EXERCISE
Wherever a line below holds the word "this", copy that line.

DATA PROVIDED
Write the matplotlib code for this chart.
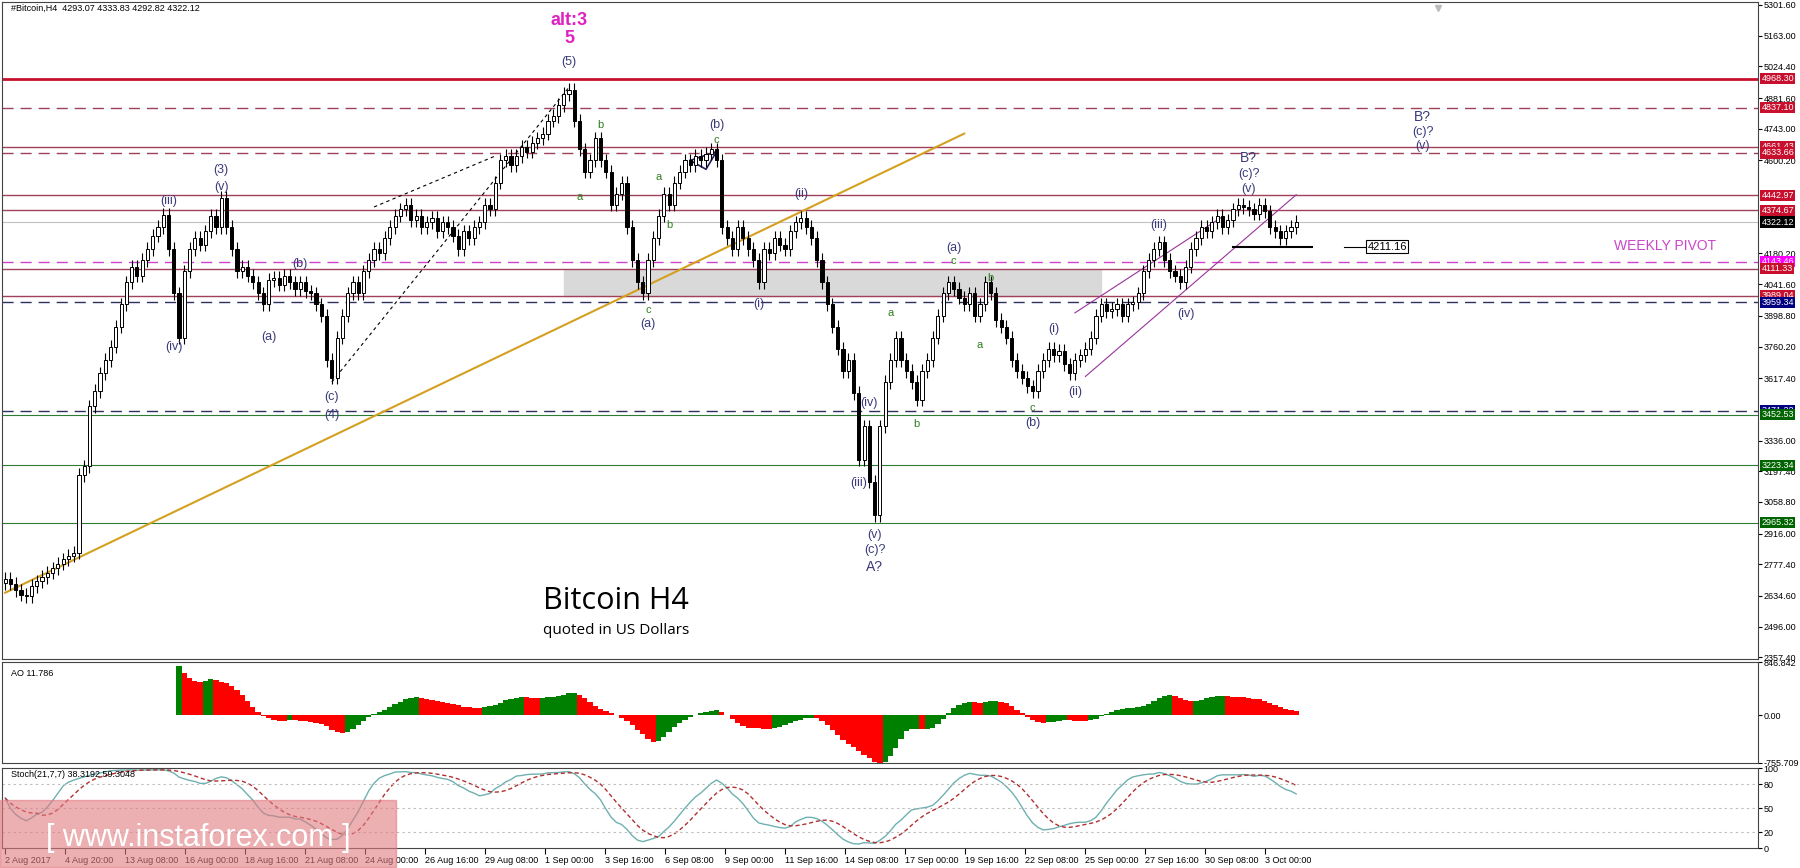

==

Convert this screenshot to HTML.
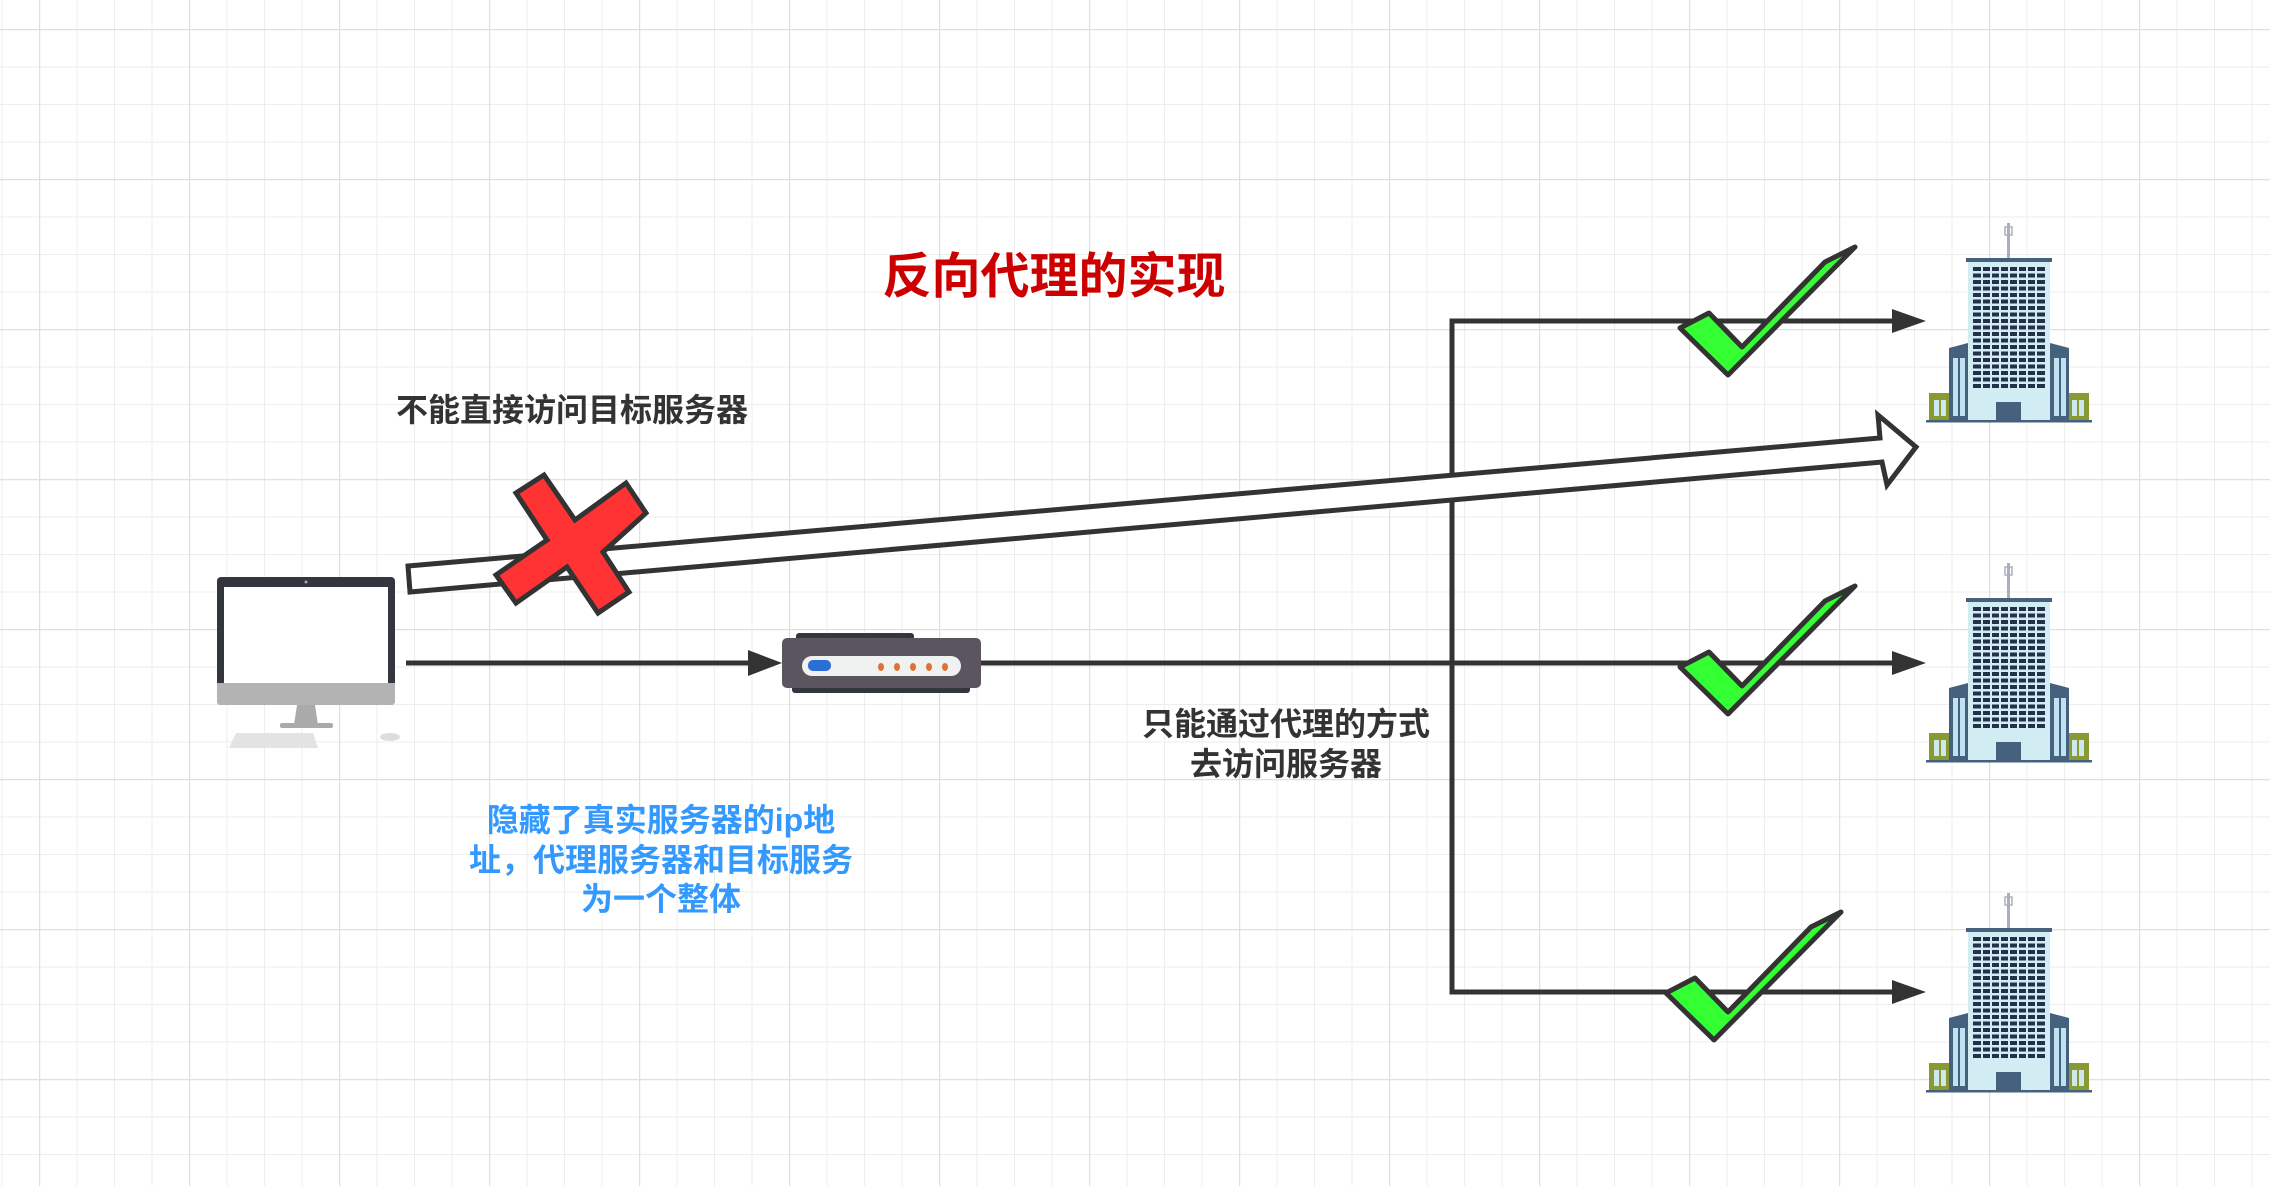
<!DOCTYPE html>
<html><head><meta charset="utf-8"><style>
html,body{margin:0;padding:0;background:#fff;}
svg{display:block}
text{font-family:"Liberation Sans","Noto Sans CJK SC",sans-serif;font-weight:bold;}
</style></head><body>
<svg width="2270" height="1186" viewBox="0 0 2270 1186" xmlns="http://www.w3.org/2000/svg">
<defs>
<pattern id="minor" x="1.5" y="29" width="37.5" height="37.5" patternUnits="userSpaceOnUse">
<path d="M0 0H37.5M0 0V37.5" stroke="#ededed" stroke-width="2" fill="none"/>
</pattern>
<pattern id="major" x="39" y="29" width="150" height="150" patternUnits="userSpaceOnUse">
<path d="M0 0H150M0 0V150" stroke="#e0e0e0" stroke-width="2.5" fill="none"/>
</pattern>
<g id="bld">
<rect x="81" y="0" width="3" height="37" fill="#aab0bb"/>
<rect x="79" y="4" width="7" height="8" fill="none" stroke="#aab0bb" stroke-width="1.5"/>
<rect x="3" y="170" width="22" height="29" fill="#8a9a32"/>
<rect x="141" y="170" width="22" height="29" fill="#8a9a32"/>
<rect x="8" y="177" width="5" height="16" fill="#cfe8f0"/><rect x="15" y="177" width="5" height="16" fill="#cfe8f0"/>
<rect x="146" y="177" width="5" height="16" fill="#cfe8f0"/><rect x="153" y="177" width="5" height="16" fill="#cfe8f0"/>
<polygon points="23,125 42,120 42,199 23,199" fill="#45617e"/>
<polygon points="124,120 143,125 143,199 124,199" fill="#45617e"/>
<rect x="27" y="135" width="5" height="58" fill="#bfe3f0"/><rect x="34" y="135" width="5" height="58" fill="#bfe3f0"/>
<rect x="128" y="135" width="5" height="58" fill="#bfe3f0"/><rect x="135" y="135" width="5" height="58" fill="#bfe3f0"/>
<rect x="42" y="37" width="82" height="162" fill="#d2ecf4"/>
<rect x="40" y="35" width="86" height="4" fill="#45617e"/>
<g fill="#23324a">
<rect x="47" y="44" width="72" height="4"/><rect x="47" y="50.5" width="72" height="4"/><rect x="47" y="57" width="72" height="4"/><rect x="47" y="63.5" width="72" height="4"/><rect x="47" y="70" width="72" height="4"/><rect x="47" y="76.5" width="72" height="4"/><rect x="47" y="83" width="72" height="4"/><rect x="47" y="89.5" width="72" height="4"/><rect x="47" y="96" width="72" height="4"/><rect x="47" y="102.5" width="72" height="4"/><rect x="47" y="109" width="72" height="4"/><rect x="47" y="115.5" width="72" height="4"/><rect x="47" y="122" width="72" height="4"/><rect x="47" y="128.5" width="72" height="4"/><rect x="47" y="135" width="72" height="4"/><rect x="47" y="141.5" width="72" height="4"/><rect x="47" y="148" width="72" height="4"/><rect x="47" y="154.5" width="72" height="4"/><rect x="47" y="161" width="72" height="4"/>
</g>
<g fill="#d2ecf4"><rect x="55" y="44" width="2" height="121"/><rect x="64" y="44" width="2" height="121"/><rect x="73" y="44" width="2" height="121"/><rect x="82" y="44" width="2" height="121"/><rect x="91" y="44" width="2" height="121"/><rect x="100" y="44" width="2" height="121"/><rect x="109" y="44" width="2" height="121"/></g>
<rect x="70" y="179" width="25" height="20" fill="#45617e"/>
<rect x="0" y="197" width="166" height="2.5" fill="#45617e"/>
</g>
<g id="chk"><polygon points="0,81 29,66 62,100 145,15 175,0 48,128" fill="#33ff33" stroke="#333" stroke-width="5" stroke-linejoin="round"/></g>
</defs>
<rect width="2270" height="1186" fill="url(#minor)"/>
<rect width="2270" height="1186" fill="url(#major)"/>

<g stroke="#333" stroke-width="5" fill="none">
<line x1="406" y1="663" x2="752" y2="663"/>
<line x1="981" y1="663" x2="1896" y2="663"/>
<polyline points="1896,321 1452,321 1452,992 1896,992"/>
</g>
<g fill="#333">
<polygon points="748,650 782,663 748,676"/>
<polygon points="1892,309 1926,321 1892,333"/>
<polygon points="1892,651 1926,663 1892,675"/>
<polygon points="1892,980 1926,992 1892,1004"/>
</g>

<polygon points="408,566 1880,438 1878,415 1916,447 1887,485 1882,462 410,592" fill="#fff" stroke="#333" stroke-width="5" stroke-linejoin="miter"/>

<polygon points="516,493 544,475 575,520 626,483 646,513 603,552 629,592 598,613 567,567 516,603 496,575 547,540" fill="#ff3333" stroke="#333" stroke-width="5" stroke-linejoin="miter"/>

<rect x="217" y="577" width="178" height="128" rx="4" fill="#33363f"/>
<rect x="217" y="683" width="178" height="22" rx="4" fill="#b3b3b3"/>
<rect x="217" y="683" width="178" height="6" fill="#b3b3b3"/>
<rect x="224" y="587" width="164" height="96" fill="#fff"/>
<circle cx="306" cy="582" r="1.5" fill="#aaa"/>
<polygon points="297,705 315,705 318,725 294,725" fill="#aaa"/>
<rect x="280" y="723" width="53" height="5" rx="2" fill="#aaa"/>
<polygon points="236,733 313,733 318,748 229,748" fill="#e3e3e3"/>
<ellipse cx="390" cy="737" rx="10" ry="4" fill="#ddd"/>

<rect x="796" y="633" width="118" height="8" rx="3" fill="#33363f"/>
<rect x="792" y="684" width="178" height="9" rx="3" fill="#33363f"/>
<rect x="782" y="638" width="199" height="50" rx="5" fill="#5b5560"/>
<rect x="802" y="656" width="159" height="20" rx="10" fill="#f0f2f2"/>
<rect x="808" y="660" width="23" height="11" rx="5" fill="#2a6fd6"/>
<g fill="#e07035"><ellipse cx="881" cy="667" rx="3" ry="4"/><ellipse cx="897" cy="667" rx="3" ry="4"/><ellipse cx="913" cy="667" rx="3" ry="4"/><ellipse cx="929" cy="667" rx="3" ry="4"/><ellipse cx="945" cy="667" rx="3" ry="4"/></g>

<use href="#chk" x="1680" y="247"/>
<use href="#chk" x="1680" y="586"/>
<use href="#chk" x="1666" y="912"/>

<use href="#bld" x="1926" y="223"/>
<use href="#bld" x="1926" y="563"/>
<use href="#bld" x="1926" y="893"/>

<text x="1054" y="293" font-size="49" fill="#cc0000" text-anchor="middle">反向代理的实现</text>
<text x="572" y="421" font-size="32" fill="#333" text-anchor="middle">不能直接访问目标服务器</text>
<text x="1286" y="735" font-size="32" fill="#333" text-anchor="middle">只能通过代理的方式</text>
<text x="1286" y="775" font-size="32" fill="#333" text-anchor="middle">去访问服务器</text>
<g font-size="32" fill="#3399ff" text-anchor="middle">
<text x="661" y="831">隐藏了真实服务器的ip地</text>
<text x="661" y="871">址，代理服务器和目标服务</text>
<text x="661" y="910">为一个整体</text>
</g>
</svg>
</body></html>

SOLUTION
Write the matplotlib code for this chart.
Convert this screenshot to HTML.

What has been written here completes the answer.